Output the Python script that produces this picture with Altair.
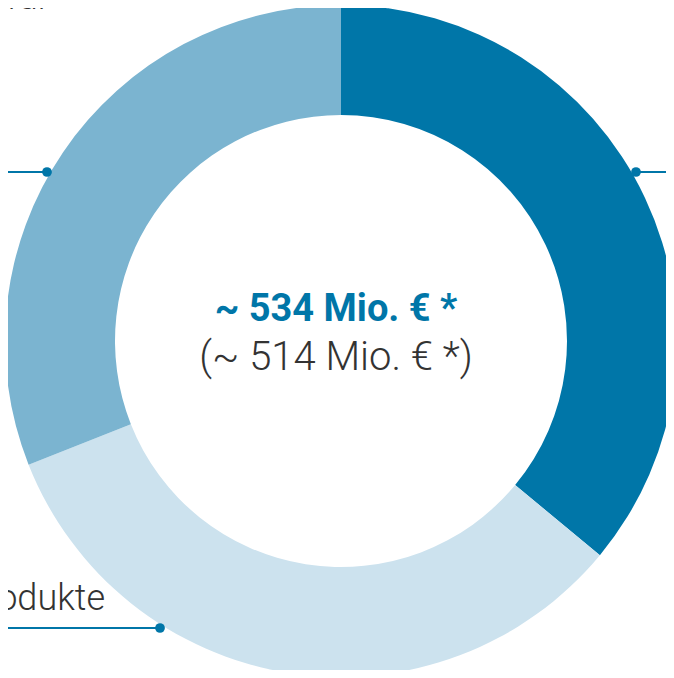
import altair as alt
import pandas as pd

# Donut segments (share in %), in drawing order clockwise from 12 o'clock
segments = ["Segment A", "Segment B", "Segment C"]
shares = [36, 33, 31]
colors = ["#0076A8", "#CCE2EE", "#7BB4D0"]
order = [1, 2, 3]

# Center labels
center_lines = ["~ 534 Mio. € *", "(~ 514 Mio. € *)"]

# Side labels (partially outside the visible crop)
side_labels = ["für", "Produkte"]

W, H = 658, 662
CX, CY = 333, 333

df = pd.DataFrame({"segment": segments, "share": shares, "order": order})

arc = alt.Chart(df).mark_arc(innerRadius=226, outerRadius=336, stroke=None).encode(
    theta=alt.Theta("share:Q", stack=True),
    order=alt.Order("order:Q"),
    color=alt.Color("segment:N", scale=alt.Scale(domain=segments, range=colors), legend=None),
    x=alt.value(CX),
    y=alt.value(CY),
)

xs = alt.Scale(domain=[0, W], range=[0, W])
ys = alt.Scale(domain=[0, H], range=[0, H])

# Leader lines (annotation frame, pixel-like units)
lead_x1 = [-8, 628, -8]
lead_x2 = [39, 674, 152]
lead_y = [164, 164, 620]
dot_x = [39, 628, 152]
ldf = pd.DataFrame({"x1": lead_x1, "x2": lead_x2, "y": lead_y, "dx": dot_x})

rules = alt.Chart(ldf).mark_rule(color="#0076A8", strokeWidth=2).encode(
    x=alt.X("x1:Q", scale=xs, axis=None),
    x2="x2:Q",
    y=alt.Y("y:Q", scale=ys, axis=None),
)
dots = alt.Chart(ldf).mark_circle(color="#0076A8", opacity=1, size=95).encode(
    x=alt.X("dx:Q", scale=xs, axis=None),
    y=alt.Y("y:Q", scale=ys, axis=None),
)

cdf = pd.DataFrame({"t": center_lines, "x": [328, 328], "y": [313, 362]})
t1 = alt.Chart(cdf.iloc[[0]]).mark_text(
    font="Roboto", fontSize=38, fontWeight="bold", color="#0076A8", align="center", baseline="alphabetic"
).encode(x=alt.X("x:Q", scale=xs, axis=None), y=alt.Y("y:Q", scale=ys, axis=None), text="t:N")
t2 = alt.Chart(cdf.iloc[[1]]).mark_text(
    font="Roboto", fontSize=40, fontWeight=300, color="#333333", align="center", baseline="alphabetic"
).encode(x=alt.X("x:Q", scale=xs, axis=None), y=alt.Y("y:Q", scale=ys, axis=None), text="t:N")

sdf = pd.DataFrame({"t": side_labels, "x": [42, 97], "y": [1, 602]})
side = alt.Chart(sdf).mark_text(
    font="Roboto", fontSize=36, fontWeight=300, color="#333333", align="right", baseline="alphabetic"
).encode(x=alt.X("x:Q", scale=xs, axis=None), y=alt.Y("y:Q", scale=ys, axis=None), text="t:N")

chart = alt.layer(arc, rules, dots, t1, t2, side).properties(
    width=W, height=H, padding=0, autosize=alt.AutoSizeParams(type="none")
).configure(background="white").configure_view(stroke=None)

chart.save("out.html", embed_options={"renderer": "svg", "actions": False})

····················

**What is expected**
Write out every line above exactly as it is, leaving out the pictures.

**Problem solution**
Output the Python script that produces this picture with Altair.
import altair as alt
import pandas as pd

# Donut segments (share in %), in drawing order clockwise from 12 o'clock
segments = ["Segment A", "Segment B", "Segment C"]
shares = [36, 33, 31]
colors = ["#0076A8", "#CCE2EE", "#7BB4D0"]
order = [1, 2, 3]

# Center labels
center_lines = ["~ 534 Mio. € *", "(~ 514 Mio. € *)"]

# Side labels (partially outside the visible crop)
side_labels = ["für", "Produkte"]

W, H = 658, 662
CX, CY = 333, 333

df = pd.DataFrame({"segment": segments, "share": shares, "order": order})

arc = alt.Chart(df).mark_arc(innerRadius=226, outerRadius=336, stroke=None).encode(
    theta=alt.Theta("share:Q", stack=True),
    order=alt.Order("order:Q"),
    color=alt.Color("segment:N", scale=alt.Scale(domain=segments, range=colors), legend=None),
    x=alt.value(CX),
    y=alt.value(CY),
)

xs = alt.Scale(domain=[0, W], range=[0, W])
ys = alt.Scale(domain=[0, H], range=[0, H])

# Leader lines (annotation frame, pixel-like units)
lead_x1 = [-8, 628, -8]
lead_x2 = [39, 674, 152]
lead_y = [164, 164, 620]
dot_x = [39, 628, 152]
ldf = pd.DataFrame({"x1": lead_x1, "x2": lead_x2, "y": lead_y, "dx": dot_x})

rules = alt.Chart(ldf).mark_rule(color="#0076A8", strokeWidth=2).encode(
    x=alt.X("x1:Q", scale=xs, axis=None),
    x2="x2:Q",
    y=alt.Y("y:Q", scale=ys, axis=None),
)
dots = alt.Chart(ldf).mark_circle(color="#0076A8", opacity=1, size=95).encode(
    x=alt.X("dx:Q", scale=xs, axis=None),
    y=alt.Y("y:Q", scale=ys, axis=None),
)

cdf = pd.DataFrame({"t": center_lines, "x": [328, 328], "y": [313, 362]})
t1 = alt.Chart(cdf.iloc[[0]]).mark_text(
    font="Roboto", fontSize=38, fontWeight="bold", color="#0076A8", align="center", baseline="alphabetic"
).encode(x=alt.X("x:Q", scale=xs, axis=None), y=alt.Y("y:Q", scale=ys, axis=None), text="t:N")
t2 = alt.Chart(cdf.iloc[[1]]).mark_text(
    font="Roboto", fontSize=40, fontWeight=300, color="#333333", align="center", baseline="alphabetic"
).encode(x=alt.X("x:Q", scale=xs, axis=None), y=alt.Y("y:Q", scale=ys, axis=None), text="t:N")

sdf = pd.DataFrame({"t": side_labels, "x": [42, 97], "y": [1, 602]})
side = alt.Chart(sdf).mark_text(
    font="Roboto", fontSize=36, fontWeight=300, color="#333333", align="right", baseline="alphabetic"
).encode(x=alt.X("x:Q", scale=xs, axis=None), y=alt.Y("y:Q", scale=ys, axis=None), text="t:N")

chart = alt.layer(arc, rules, dots, t1, t2, side).properties(
    width=W, height=H, padding=0, autosize=alt.AutoSizeParams(type="none")
).configure(background="white").configure_view(stroke=None)

chart.save("out.html", embed_options={"renderer": "svg", "actions": False})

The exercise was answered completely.